_OBJECTIVE:_
For the copy, please give all of the data again exactly and leave the pictures out.

++++++++

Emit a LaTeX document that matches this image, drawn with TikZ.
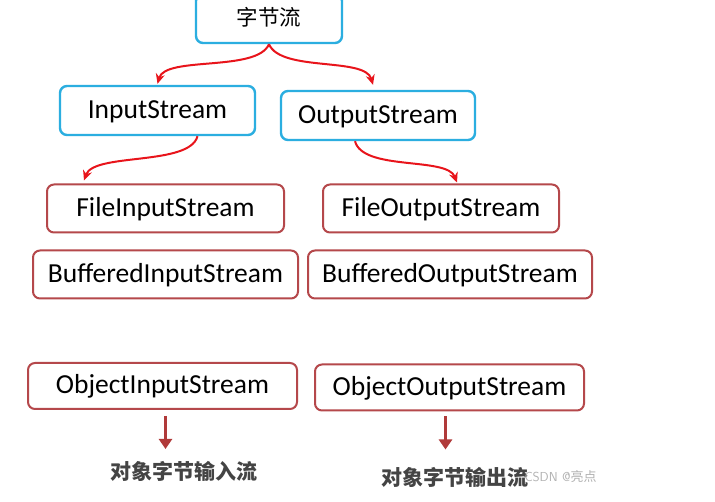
\documentclass[tikz,border=0pt]{standalone}
\usepackage{fontspec}
\setmainfont{Carlito}
\newfontfamily\cjk{Noto Sans CJK SC}
\usetikzlibrary{arrows.meta,calc}
\definecolor{boxblue}{HTML}{2BAEE0}
\definecolor{boxred}{HTML}{B5484B}
\definecolor{arrred}{HTML}{E8141B}
\definecolor{darrow}{HTML}{B03A3A}
\definecolor{lbl}{HTML}{444444}
\begin{document}
\begin{tikzpicture}[x=1pt,y=-1pt,
  bluebox/.style={draw=boxblue,line width=2.4pt,rounded corners=7pt,fill=white,
    minimum height=49pt,inner sep=0pt,text height=16pt,text depth=0pt,font=\fontsize{27.5}{32}\selectfont},
  redbox/.style={draw=boxred,line width=2pt,rounded corners=7pt,fill=white,
    minimum height=48pt,inner sep=0pt,text height=16pt,text depth=0pt,font=\fontsize{27.5}{32}\selectfont},
  curvearr/.style={draw=arrred,line width=2pt,-{Stealth[length=10pt,width=9pt]}},
  downarr/.style={draw=darrow,line width=3pt,-{Triangle[length=10pt,width=13pt]}},
  cnlabel/.style={font=\cjk\bfseries\fontsize{21}{25}\selectfont,text=lbl}
]
\useasboundingbox (0,0) rectangle (715,502);
\fill[white] (0,0) rectangle (715,502);

\node[bluebox,minimum width=146pt,text height=14pt,font=\cjk\fontsize{21.5}{25}\selectfont] (root) at (269,18.5) {字节流};
\node[bluebox,minimum width=195pt] (in) at (157.5,110.5) {InputStream};
\node[bluebox,minimum width=194pt] (out) at (378,115.5) {OutputStream};

\node[redbox,minimum width=237pt] (fin) at (165.5,208.5) {FileInputStream};
\node[redbox,minimum width=236pt] (fout) at (441,208.5) {FileOutputStream};
\node[redbox,minimum width=265pt] (bin) at (165.5,274.5) {BufferedInputStream};
\node[redbox,minimum width=284pt] (bout) at (450,274.5) {BufferedOutputStream};
\node[redbox,minimum width=269pt,minimum height=46pt] (oin) at (162.5,386) {ObjectInputStream};
\node[redbox,minimum width=269pt,minimum height=46pt] (oout) at (449.5,387.5) {ObjectOutputStream};

\node[cnlabel] (lin) at (184,471) {对象字节输入流};
\node[cnlabel] (lout) at (455,477) {对象字节输出流};
\node[font=\fontsize{13}{15}\selectfont\sffamily,text=black!30,anchor=west] (wm) at (521,477) {CSDN @\cjk 亮点};

\coordinate (c1) at ($(in.north)+(0,-1)$);
\coordinate (c2) at ($(out.north)+(-5,-5)$);
\draw[curvearr] (root.south) .. controls +(-12,28) and +(8,-28) .. (c1);
\draw[curvearr] (root.south) .. controls +(12,28) and +(-8,-28) .. (c2);
\coordinate (c3) at ($(fin.north west)+(38,-3)$);
\coordinate (c4) at ($(fout.north west)+(135,-1)$);
\draw[curvearr] ($(in.south)+(40,0)$) .. controls +(-8,30) and +(10,-28) .. (c3);
\draw[curvearr] ($(out.south)+(-23,0)$) .. controls +(8,30) and +(-10,-26) .. (c4);

\coordinate (d1) at ($(oin.south)+(3,6)$);
\coordinate (d2) at ($(oout.south)+(-4,5)$);
\draw[downarr] (d1) -- ($(d1)+(0,33)$);
\draw[downarr] (d2) -- ($(d2)+(0,33)$);
\end{tikzpicture}
\end{document}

++++++++

_FINAL RESULT:_
Emit a LaTeX document that matches this image, drawn with TikZ.
\documentclass[tikz,border=0pt]{standalone}
\usepackage{fontspec}
\setmainfont{Carlito}
\newfontfamily\cjk{Noto Sans CJK SC}
\usetikzlibrary{arrows.meta,calc}
\definecolor{boxblue}{HTML}{2BAEE0}
\definecolor{boxred}{HTML}{B5484B}
\definecolor{arrred}{HTML}{E8141B}
\definecolor{darrow}{HTML}{B03A3A}
\definecolor{lbl}{HTML}{444444}
\begin{document}
\begin{tikzpicture}[x=1pt,y=-1pt,
  bluebox/.style={draw=boxblue,line width=2.4pt,rounded corners=7pt,fill=white,
    minimum height=49pt,inner sep=0pt,text height=16pt,text depth=0pt,font=\fontsize{27.5}{32}\selectfont},
  redbox/.style={draw=boxred,line width=2pt,rounded corners=7pt,fill=white,
    minimum height=48pt,inner sep=0pt,text height=16pt,text depth=0pt,font=\fontsize{27.5}{32}\selectfont},
  curvearr/.style={draw=arrred,line width=2pt,-{Stealth[length=10pt,width=9pt]}},
  downarr/.style={draw=darrow,line width=3pt,-{Triangle[length=10pt,width=13pt]}},
  cnlabel/.style={font=\cjk\bfseries\fontsize{21}{25}\selectfont,text=lbl}
]
\useasboundingbox (0,0) rectangle (715,502);
\fill[white] (0,0) rectangle (715,502);

\node[bluebox,minimum width=146pt,text height=14pt,font=\cjk\fontsize{21.5}{25}\selectfont] (root) at (269,18.5) {字节流};
\node[bluebox,minimum width=195pt] (in) at (157.5,110.5) {InputStream};
\node[bluebox,minimum width=194pt] (out) at (378,115.5) {OutputStream};

\node[redbox,minimum width=237pt] (fin) at (165.5,208.5) {FileInputStream};
\node[redbox,minimum width=236pt] (fout) at (441,208.5) {FileOutputStream};
\node[redbox,minimum width=265pt] (bin) at (165.5,274.5) {BufferedInputStream};
\node[redbox,minimum width=284pt] (bout) at (450,274.5) {BufferedOutputStream};
\node[redbox,minimum width=269pt,minimum height=46pt] (oin) at (162.5,386) {ObjectInputStream};
\node[redbox,minimum width=269pt,minimum height=46pt] (oout) at (449.5,387.5) {ObjectOutputStream};

\node[cnlabel] (lin) at (184,471) {对象字节输入流};
\node[cnlabel] (lout) at (455,477) {对象字节输出流};
\node[font=\fontsize{13}{15}\selectfont\sffamily,text=black!30,anchor=west] (wm) at (521,477) {CSDN @\cjk 亮点};

\coordinate (c1) at ($(in.north)+(0,-1)$);
\coordinate (c2) at ($(out.north)+(-5,-5)$);
\draw[curvearr] (root.south) .. controls +(-12,28) and +(8,-28) .. (c1);
\draw[curvearr] (root.south) .. controls +(12,28) and +(-8,-28) .. (c2);
\coordinate (c3) at ($(fin.north west)+(38,-3)$);
\coordinate (c4) at ($(fout.north west)+(135,-1)$);
\draw[curvearr] ($(in.south)+(40,0)$) .. controls +(-8,30) and +(10,-28) .. (c3);
\draw[curvearr] ($(out.south)+(-23,0)$) .. controls +(8,30) and +(-10,-26) .. (c4);

\coordinate (d1) at ($(oin.south)+(3,6)$);
\coordinate (d2) at ($(oout.south)+(-4,5)$);
\draw[downarr] (d1) -- ($(d1)+(0,33)$);
\draw[downarr] (d2) -- ($(d2)+(0,33)$);
\end{tikzpicture}
\end{document}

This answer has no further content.